GOAL OF THE EXERCISE =>
Return all of the data exactly as written, without the pictures.
□ □ □
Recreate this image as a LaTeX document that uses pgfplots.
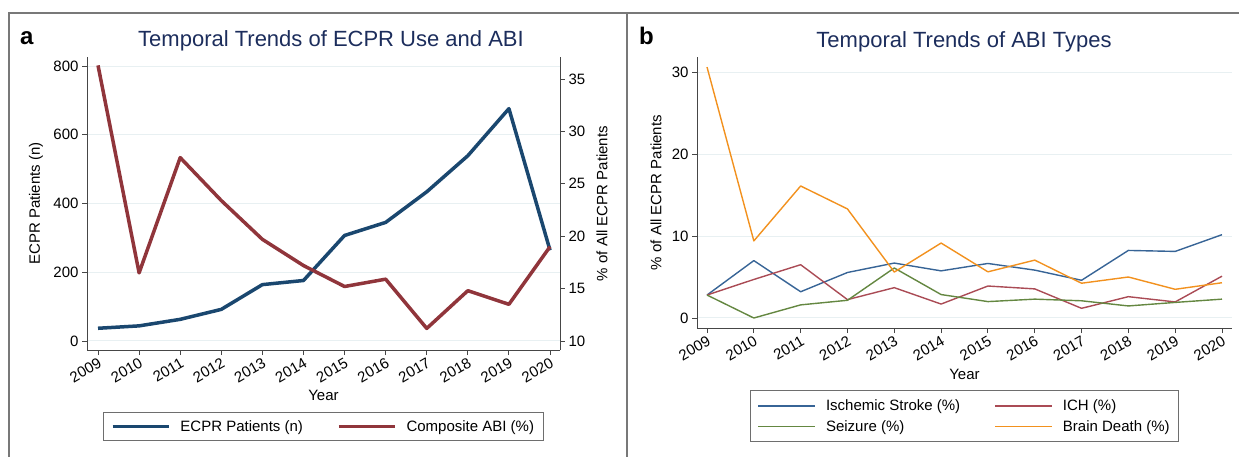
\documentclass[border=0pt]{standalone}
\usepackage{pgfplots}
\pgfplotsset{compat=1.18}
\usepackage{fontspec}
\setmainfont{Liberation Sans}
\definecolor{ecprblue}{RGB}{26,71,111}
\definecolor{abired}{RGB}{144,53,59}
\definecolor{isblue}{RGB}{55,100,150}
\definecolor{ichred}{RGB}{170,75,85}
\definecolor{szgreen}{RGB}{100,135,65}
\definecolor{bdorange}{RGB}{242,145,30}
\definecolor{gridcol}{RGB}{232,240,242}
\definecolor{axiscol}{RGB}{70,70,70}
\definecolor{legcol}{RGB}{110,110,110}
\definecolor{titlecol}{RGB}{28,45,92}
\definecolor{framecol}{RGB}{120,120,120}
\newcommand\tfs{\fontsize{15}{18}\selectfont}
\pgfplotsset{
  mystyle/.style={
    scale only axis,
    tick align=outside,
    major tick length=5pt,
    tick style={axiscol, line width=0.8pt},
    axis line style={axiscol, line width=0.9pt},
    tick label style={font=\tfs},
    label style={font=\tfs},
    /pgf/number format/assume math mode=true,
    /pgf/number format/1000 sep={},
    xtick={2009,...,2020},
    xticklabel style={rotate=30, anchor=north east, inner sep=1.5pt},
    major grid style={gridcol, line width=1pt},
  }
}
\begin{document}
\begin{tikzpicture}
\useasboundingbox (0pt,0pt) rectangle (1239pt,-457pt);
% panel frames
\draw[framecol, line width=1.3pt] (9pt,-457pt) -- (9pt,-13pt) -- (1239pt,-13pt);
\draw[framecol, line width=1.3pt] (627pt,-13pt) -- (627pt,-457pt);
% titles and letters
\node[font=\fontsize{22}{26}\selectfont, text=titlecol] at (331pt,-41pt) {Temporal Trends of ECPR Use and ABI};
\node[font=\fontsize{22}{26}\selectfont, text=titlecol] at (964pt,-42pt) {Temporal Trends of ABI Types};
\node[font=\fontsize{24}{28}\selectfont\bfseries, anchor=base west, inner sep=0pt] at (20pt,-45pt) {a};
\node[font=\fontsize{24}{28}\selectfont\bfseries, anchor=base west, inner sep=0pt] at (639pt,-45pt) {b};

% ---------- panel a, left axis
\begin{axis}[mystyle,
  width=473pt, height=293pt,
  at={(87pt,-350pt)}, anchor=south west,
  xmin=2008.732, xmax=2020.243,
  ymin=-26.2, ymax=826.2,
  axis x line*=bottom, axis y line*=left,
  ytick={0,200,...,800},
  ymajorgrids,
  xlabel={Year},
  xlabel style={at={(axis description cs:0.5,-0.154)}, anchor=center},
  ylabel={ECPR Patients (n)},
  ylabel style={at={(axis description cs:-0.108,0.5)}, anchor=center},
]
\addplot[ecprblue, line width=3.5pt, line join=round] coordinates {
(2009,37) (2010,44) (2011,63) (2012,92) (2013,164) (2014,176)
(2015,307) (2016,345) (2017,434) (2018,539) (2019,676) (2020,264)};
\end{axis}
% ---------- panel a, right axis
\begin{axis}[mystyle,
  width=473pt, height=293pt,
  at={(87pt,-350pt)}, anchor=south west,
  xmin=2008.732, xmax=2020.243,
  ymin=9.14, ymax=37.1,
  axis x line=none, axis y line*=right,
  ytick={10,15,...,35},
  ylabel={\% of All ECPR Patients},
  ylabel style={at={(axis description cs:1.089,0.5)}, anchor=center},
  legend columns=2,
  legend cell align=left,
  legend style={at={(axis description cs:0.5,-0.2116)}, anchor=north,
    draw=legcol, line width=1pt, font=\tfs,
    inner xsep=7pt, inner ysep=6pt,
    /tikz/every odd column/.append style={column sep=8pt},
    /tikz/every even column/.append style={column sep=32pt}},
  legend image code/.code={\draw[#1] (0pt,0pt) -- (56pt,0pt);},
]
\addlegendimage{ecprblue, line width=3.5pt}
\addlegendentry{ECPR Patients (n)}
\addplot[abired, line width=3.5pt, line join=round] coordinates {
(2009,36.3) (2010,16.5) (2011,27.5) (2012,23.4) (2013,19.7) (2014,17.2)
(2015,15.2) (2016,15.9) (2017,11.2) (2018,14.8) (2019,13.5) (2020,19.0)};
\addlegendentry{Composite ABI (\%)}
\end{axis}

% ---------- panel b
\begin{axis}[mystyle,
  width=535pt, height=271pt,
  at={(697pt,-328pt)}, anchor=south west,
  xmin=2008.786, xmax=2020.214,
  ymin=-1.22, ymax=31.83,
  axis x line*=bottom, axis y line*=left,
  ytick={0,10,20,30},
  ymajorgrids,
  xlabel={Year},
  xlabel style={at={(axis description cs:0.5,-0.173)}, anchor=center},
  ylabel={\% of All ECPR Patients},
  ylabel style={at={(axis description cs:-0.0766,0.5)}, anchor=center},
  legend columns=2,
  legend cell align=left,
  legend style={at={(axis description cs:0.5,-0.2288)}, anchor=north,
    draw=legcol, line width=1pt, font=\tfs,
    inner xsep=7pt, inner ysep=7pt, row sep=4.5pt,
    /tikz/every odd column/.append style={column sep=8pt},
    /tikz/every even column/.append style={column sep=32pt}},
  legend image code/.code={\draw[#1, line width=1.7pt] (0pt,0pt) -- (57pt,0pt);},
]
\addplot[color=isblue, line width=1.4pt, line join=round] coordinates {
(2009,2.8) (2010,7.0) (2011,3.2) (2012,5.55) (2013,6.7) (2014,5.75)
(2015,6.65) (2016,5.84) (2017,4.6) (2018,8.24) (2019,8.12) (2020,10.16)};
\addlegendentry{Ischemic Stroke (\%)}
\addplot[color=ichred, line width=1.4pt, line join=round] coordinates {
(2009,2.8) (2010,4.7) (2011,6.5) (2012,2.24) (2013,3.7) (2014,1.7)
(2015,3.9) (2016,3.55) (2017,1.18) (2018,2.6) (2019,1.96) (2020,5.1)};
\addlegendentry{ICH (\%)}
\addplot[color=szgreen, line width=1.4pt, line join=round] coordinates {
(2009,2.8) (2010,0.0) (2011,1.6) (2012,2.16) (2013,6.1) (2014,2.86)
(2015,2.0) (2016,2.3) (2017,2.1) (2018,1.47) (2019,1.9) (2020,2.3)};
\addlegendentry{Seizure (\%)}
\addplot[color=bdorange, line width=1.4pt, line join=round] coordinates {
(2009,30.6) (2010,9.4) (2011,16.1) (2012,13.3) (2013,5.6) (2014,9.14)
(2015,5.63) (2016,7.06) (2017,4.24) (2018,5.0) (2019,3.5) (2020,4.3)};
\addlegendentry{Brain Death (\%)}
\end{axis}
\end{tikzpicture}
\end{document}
□ □ □
FINAL RESULT =>
Recreate this image as a LaTeX document that uses pgfplots.
\documentclass[border=0pt]{standalone}
\usepackage{pgfplots}
\pgfplotsset{compat=1.18}
\usepackage{fontspec}
\setmainfont{Liberation Sans}
\definecolor{ecprblue}{RGB}{26,71,111}
\definecolor{abired}{RGB}{144,53,59}
\definecolor{isblue}{RGB}{55,100,150}
\definecolor{ichred}{RGB}{170,75,85}
\definecolor{szgreen}{RGB}{100,135,65}
\definecolor{bdorange}{RGB}{242,145,30}
\definecolor{gridcol}{RGB}{232,240,242}
\definecolor{axiscol}{RGB}{70,70,70}
\definecolor{legcol}{RGB}{110,110,110}
\definecolor{titlecol}{RGB}{28,45,92}
\definecolor{framecol}{RGB}{120,120,120}
\newcommand\tfs{\fontsize{15}{18}\selectfont}
\pgfplotsset{
  mystyle/.style={
    scale only axis,
    tick align=outside,
    major tick length=5pt,
    tick style={axiscol, line width=0.8pt},
    axis line style={axiscol, line width=0.9pt},
    tick label style={font=\tfs},
    label style={font=\tfs},
    /pgf/number format/assume math mode=true,
    /pgf/number format/1000 sep={},
    xtick={2009,...,2020},
    xticklabel style={rotate=30, anchor=north east, inner sep=1.5pt},
    major grid style={gridcol, line width=1pt},
  }
}
\begin{document}
\begin{tikzpicture}
\useasboundingbox (0pt,0pt) rectangle (1239pt,-457pt);
% panel frames
\draw[framecol, line width=1.3pt] (9pt,-457pt) -- (9pt,-13pt) -- (1239pt,-13pt);
\draw[framecol, line width=1.3pt] (627pt,-13pt) -- (627pt,-457pt);
% titles and letters
\node[font=\fontsize{22}{26}\selectfont, text=titlecol] at (331pt,-41pt) {Temporal Trends of ECPR Use and ABI};
\node[font=\fontsize{22}{26}\selectfont, text=titlecol] at (964pt,-42pt) {Temporal Trends of ABI Types};
\node[font=\fontsize{24}{28}\selectfont\bfseries, anchor=base west, inner sep=0pt] at (20pt,-45pt) {a};
\node[font=\fontsize{24}{28}\selectfont\bfseries, anchor=base west, inner sep=0pt] at (639pt,-45pt) {b};

% ---------- panel a, left axis
\begin{axis}[mystyle,
  width=473pt, height=293pt,
  at={(87pt,-350pt)}, anchor=south west,
  xmin=2008.732, xmax=2020.243,
  ymin=-26.2, ymax=826.2,
  axis x line*=bottom, axis y line*=left,
  ytick={0,200,...,800},
  ymajorgrids,
  xlabel={Year},
  xlabel style={at={(axis description cs:0.5,-0.154)}, anchor=center},
  ylabel={ECPR Patients (n)},
  ylabel style={at={(axis description cs:-0.108,0.5)}, anchor=center},
]
\addplot[ecprblue, line width=3.5pt, line join=round] coordinates {
(2009,37) (2010,44) (2011,63) (2012,92) (2013,164) (2014,176)
(2015,307) (2016,345) (2017,434) (2018,539) (2019,676) (2020,264)};
\end{axis}
% ---------- panel a, right axis
\begin{axis}[mystyle,
  width=473pt, height=293pt,
  at={(87pt,-350pt)}, anchor=south west,
  xmin=2008.732, xmax=2020.243,
  ymin=9.14, ymax=37.1,
  axis x line=none, axis y line*=right,
  ytick={10,15,...,35},
  ylabel={\% of All ECPR Patients},
  ylabel style={at={(axis description cs:1.089,0.5)}, anchor=center},
  legend columns=2,
  legend cell align=left,
  legend style={at={(axis description cs:0.5,-0.2116)}, anchor=north,
    draw=legcol, line width=1pt, font=\tfs,
    inner xsep=7pt, inner ysep=6pt,
    /tikz/every odd column/.append style={column sep=8pt},
    /tikz/every even column/.append style={column sep=32pt}},
  legend image code/.code={\draw[#1] (0pt,0pt) -- (56pt,0pt);},
]
\addlegendimage{ecprblue, line width=3.5pt}
\addlegendentry{ECPR Patients (n)}
\addplot[abired, line width=3.5pt, line join=round] coordinates {
(2009,36.3) (2010,16.5) (2011,27.5) (2012,23.4) (2013,19.7) (2014,17.2)
(2015,15.2) (2016,15.9) (2017,11.2) (2018,14.8) (2019,13.5) (2020,19.0)};
\addlegendentry{Composite ABI (\%)}
\end{axis}

% ---------- panel b
\begin{axis}[mystyle,
  width=535pt, height=271pt,
  at={(697pt,-328pt)}, anchor=south west,
  xmin=2008.786, xmax=2020.214,
  ymin=-1.22, ymax=31.83,
  axis x line*=bottom, axis y line*=left,
  ytick={0,10,20,30},
  ymajorgrids,
  xlabel={Year},
  xlabel style={at={(axis description cs:0.5,-0.173)}, anchor=center},
  ylabel={\% of All ECPR Patients},
  ylabel style={at={(axis description cs:-0.0766,0.5)}, anchor=center},
  legend columns=2,
  legend cell align=left,
  legend style={at={(axis description cs:0.5,-0.2288)}, anchor=north,
    draw=legcol, line width=1pt, font=\tfs,
    inner xsep=7pt, inner ysep=7pt, row sep=4.5pt,
    /tikz/every odd column/.append style={column sep=8pt},
    /tikz/every even column/.append style={column sep=32pt}},
  legend image code/.code={\draw[#1, line width=1.7pt] (0pt,0pt) -- (57pt,0pt);},
]
\addplot[color=isblue, line width=1.4pt, line join=round] coordinates {
(2009,2.8) (2010,7.0) (2011,3.2) (2012,5.55) (2013,6.7) (2014,5.75)
(2015,6.65) (2016,5.84) (2017,4.6) (2018,8.24) (2019,8.12) (2020,10.16)};
\addlegendentry{Ischemic Stroke (\%)}
\addplot[color=ichred, line width=1.4pt, line join=round] coordinates {
(2009,2.8) (2010,4.7) (2011,6.5) (2012,2.24) (2013,3.7) (2014,1.7)
(2015,3.9) (2016,3.55) (2017,1.18) (2018,2.6) (2019,1.96) (2020,5.1)};
\addlegendentry{ICH (\%)}
\addplot[color=szgreen, line width=1.4pt, line join=round] coordinates {
(2009,2.8) (2010,0.0) (2011,1.6) (2012,2.16) (2013,6.1) (2014,2.86)
(2015,2.0) (2016,2.3) (2017,2.1) (2018,1.47) (2019,1.9) (2020,2.3)};
\addlegendentry{Seizure (\%)}
\addplot[color=bdorange, line width=1.4pt, line join=round] coordinates {
(2009,30.6) (2010,9.4) (2011,16.1) (2012,13.3) (2013,5.6) (2014,9.14)
(2015,5.63) (2016,7.06) (2017,4.24) (2018,5.0) (2019,3.5) (2020,4.3)};
\addlegendentry{Brain Death (\%)}
\end{axis}
\end{tikzpicture}
\end{document}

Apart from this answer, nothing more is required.